_EXERCISE TASK_. The lines from the top of the material through the line with "0.43], [1, 1, 1, 1, 1]];" are to be set down exactly. Leave the pictures out.

[Rows from a dataset of charts and code]
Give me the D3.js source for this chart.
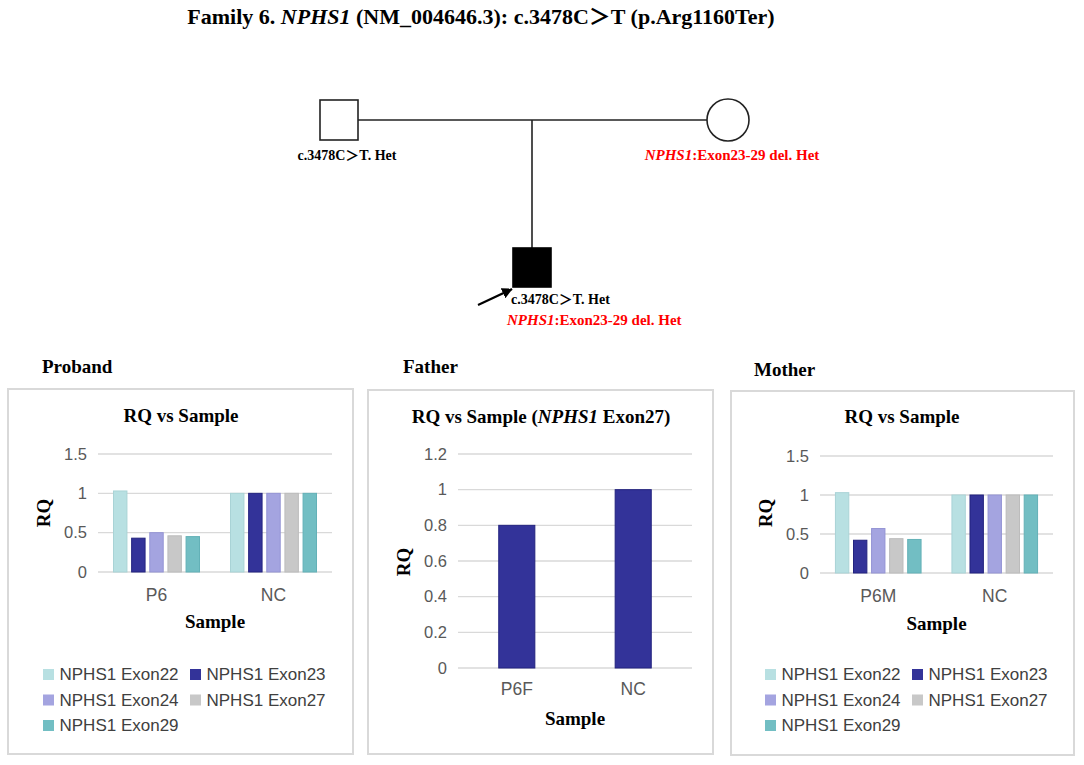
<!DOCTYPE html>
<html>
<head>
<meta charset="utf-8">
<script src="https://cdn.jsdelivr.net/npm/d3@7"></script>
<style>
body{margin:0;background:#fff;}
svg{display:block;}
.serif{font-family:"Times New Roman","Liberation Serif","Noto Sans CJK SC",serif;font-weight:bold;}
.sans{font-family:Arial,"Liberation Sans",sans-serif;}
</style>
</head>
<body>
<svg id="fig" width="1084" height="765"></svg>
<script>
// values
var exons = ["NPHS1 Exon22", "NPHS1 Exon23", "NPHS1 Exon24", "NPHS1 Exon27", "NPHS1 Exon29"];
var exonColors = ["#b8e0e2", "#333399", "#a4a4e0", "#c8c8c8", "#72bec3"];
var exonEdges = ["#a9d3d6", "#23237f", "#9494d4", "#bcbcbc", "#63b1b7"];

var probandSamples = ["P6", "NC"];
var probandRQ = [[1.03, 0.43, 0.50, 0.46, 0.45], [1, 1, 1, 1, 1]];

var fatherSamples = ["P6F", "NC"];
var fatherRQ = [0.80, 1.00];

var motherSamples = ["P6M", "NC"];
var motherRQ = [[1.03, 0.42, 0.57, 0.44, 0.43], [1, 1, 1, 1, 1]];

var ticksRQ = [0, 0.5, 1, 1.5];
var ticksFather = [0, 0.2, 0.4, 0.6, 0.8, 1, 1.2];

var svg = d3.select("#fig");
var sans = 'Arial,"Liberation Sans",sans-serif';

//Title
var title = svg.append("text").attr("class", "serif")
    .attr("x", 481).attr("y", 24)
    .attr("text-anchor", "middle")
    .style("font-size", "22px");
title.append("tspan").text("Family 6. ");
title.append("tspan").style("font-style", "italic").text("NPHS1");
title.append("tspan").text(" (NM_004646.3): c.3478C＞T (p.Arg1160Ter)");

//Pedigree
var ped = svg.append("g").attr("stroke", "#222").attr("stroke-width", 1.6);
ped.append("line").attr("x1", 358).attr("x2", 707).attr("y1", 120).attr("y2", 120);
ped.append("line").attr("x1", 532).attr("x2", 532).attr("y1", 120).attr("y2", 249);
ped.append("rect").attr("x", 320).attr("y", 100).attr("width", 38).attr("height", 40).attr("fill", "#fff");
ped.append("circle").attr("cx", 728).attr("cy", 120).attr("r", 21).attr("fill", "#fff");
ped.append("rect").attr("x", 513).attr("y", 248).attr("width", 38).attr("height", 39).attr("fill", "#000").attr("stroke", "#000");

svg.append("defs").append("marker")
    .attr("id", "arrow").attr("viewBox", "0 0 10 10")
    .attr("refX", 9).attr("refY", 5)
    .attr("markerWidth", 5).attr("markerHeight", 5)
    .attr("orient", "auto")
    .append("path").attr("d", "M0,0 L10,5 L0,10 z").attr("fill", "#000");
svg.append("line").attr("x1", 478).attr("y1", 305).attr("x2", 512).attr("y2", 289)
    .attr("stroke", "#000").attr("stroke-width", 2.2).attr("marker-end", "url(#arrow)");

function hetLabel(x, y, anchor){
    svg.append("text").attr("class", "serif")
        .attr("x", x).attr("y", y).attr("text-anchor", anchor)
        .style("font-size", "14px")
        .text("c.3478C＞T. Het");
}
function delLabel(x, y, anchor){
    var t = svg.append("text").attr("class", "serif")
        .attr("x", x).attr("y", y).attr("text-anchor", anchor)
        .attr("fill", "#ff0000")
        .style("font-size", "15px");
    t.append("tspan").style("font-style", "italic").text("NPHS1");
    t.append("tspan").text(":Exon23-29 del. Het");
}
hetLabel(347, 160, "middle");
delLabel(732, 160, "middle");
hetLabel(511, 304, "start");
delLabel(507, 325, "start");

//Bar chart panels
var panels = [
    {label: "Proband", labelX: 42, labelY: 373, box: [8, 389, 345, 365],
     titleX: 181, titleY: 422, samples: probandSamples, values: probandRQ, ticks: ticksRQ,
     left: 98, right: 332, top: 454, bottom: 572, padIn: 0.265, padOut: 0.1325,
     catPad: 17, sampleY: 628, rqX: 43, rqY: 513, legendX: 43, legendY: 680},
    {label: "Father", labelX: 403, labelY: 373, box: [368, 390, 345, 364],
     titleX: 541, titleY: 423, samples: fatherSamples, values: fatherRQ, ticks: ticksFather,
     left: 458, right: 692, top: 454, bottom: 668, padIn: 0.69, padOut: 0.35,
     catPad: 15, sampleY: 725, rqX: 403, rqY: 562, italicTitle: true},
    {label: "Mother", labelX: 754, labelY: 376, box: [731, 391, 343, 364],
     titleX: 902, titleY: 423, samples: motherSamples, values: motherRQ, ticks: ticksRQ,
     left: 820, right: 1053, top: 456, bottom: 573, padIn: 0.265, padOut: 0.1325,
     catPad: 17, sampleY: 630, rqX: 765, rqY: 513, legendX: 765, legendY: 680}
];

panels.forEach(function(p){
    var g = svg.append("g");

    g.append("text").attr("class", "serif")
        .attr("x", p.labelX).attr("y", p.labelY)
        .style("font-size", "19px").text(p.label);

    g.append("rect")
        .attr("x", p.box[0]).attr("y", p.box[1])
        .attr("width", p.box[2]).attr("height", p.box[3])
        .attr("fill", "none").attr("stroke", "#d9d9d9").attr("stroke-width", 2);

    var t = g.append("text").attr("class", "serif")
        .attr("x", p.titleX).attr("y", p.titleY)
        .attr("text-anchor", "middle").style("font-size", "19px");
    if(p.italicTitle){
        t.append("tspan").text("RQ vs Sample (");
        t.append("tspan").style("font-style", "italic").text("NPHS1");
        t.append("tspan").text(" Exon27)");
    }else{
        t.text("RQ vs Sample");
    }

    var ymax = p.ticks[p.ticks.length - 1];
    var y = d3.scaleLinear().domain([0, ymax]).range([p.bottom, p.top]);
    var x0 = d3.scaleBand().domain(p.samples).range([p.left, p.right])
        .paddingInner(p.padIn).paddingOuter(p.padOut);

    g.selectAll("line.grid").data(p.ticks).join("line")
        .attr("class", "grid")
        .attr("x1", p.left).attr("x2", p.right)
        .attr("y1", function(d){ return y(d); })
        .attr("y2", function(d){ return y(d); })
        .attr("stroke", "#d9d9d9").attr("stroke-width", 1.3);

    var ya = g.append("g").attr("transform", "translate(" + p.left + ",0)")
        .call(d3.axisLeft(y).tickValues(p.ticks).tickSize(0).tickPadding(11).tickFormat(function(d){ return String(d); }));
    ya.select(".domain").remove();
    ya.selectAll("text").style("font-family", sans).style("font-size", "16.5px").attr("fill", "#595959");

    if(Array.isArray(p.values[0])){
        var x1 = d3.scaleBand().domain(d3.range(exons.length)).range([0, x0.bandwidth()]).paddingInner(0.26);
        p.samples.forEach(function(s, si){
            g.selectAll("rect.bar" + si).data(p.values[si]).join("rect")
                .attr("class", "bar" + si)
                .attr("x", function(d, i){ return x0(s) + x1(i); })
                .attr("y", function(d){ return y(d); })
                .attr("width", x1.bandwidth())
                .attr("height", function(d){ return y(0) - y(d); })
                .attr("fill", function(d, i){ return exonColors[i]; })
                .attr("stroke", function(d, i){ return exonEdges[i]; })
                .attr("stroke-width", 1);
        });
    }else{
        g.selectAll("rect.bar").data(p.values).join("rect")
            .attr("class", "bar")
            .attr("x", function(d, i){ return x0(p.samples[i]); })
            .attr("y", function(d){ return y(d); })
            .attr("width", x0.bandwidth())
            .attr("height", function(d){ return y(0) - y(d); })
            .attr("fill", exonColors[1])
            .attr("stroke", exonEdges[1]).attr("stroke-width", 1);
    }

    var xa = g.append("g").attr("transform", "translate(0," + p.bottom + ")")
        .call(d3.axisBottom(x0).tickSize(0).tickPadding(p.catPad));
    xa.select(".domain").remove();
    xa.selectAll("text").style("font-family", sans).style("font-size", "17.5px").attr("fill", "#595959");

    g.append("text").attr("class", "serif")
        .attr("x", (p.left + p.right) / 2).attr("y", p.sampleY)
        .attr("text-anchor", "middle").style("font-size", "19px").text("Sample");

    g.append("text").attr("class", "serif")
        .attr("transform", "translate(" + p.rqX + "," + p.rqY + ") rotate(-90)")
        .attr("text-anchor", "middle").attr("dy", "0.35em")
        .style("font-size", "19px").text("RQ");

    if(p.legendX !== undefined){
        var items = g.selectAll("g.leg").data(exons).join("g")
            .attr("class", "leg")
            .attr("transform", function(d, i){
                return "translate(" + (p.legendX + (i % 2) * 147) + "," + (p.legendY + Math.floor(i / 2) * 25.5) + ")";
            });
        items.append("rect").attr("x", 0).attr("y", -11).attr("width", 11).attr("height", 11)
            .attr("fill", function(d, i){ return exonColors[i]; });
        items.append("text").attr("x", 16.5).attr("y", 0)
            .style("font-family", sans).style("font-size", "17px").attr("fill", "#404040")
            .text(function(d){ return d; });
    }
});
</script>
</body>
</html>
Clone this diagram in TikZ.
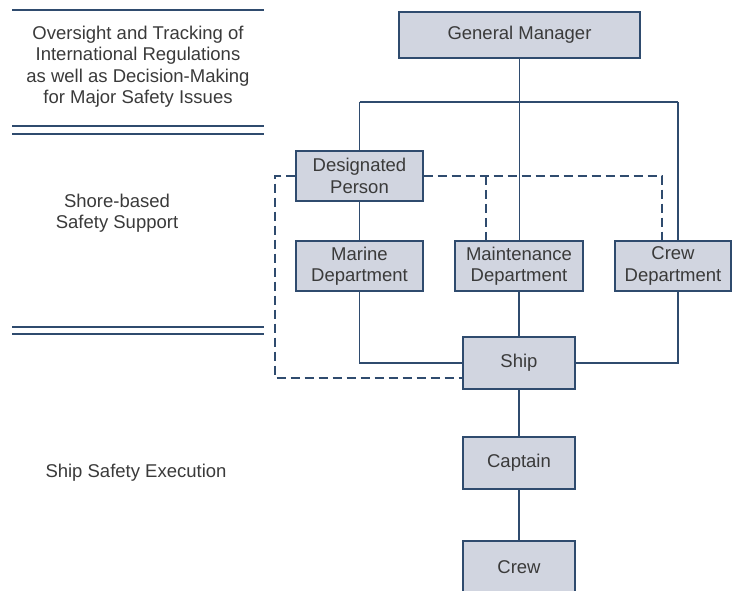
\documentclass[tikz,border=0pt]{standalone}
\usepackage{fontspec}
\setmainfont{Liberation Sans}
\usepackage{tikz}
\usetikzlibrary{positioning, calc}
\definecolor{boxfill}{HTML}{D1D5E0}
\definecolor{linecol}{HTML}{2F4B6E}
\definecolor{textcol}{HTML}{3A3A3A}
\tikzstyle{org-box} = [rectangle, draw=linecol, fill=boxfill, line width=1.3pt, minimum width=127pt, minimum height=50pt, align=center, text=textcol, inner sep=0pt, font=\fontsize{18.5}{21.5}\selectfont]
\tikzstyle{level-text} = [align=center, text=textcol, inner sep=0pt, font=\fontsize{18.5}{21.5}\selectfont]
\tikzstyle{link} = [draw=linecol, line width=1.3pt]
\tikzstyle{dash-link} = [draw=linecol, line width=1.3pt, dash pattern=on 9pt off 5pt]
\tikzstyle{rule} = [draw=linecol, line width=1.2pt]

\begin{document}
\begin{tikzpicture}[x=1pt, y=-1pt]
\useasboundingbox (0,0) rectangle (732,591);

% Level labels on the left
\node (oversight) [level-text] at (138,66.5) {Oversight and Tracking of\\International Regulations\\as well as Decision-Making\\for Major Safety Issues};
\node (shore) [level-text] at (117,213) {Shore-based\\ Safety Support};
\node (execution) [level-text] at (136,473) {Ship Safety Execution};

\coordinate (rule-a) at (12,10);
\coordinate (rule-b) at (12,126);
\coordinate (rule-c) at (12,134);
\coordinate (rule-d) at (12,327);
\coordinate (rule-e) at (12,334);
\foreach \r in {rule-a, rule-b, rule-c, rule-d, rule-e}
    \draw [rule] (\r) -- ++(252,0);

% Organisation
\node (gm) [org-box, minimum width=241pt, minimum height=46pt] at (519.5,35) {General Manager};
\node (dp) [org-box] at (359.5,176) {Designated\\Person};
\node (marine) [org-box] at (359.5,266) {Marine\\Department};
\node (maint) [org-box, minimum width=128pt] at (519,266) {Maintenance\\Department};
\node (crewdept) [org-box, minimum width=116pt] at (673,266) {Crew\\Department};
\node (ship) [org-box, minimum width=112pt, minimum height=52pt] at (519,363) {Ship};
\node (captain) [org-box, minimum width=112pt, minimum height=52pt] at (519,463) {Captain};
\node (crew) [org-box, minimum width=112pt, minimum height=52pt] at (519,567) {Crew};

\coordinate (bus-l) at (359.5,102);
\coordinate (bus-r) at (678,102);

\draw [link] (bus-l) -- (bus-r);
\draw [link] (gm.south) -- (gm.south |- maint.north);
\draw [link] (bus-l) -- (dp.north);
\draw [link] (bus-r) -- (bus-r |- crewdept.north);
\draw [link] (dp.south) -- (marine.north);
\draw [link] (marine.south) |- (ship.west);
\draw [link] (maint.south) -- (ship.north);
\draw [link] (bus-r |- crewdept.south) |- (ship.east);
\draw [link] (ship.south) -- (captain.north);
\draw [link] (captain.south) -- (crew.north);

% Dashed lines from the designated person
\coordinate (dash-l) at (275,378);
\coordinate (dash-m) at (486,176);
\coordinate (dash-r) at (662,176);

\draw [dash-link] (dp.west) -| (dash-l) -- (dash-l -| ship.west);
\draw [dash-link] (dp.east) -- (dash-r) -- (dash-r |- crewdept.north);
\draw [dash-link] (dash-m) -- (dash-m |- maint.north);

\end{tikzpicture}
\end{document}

_SOLUTION FOR THIS EXERCISE_.
Give me the D3.js source for this chart.
<!DOCTYPE html>
<html>
<head>
<meta charset="utf-8">
<script src="https://cdn.jsdelivr.net/npm/d3@7"></script>
<style>
body{margin:0;background:#fff;}
svg{display:block;}
.serif{font-family:"Times New Roman","Liberation Serif","Noto Sans CJK SC",serif;font-weight:bold;}
.sans{font-family:Arial,"Liberation Sans",sans-serif;}
</style>
</head>
<body>
<svg id="fig" width="1084" height="765"></svg>
<script>
// values
var exons = ["NPHS1 Exon22", "NPHS1 Exon23", "NPHS1 Exon24", "NPHS1 Exon27", "NPHS1 Exon29"];
var exonColors = ["#b8e0e2", "#333399", "#a4a4e0", "#c8c8c8", "#72bec3"];
var exonEdges = ["#a9d3d6", "#23237f", "#9494d4", "#bcbcbc", "#63b1b7"];

var probandSamples = ["P6", "NC"];
var probandRQ = [[1.03, 0.43, 0.50, 0.46, 0.45], [1, 1, 1, 1, 1]];

var fatherSamples = ["P6F", "NC"];
var fatherRQ = [0.80, 1.00];

var motherSamples = ["P6M", "NC"];
var motherRQ = [[1.03, 0.42, 0.57, 0.44, 0.43], [1, 1, 1, 1, 1]];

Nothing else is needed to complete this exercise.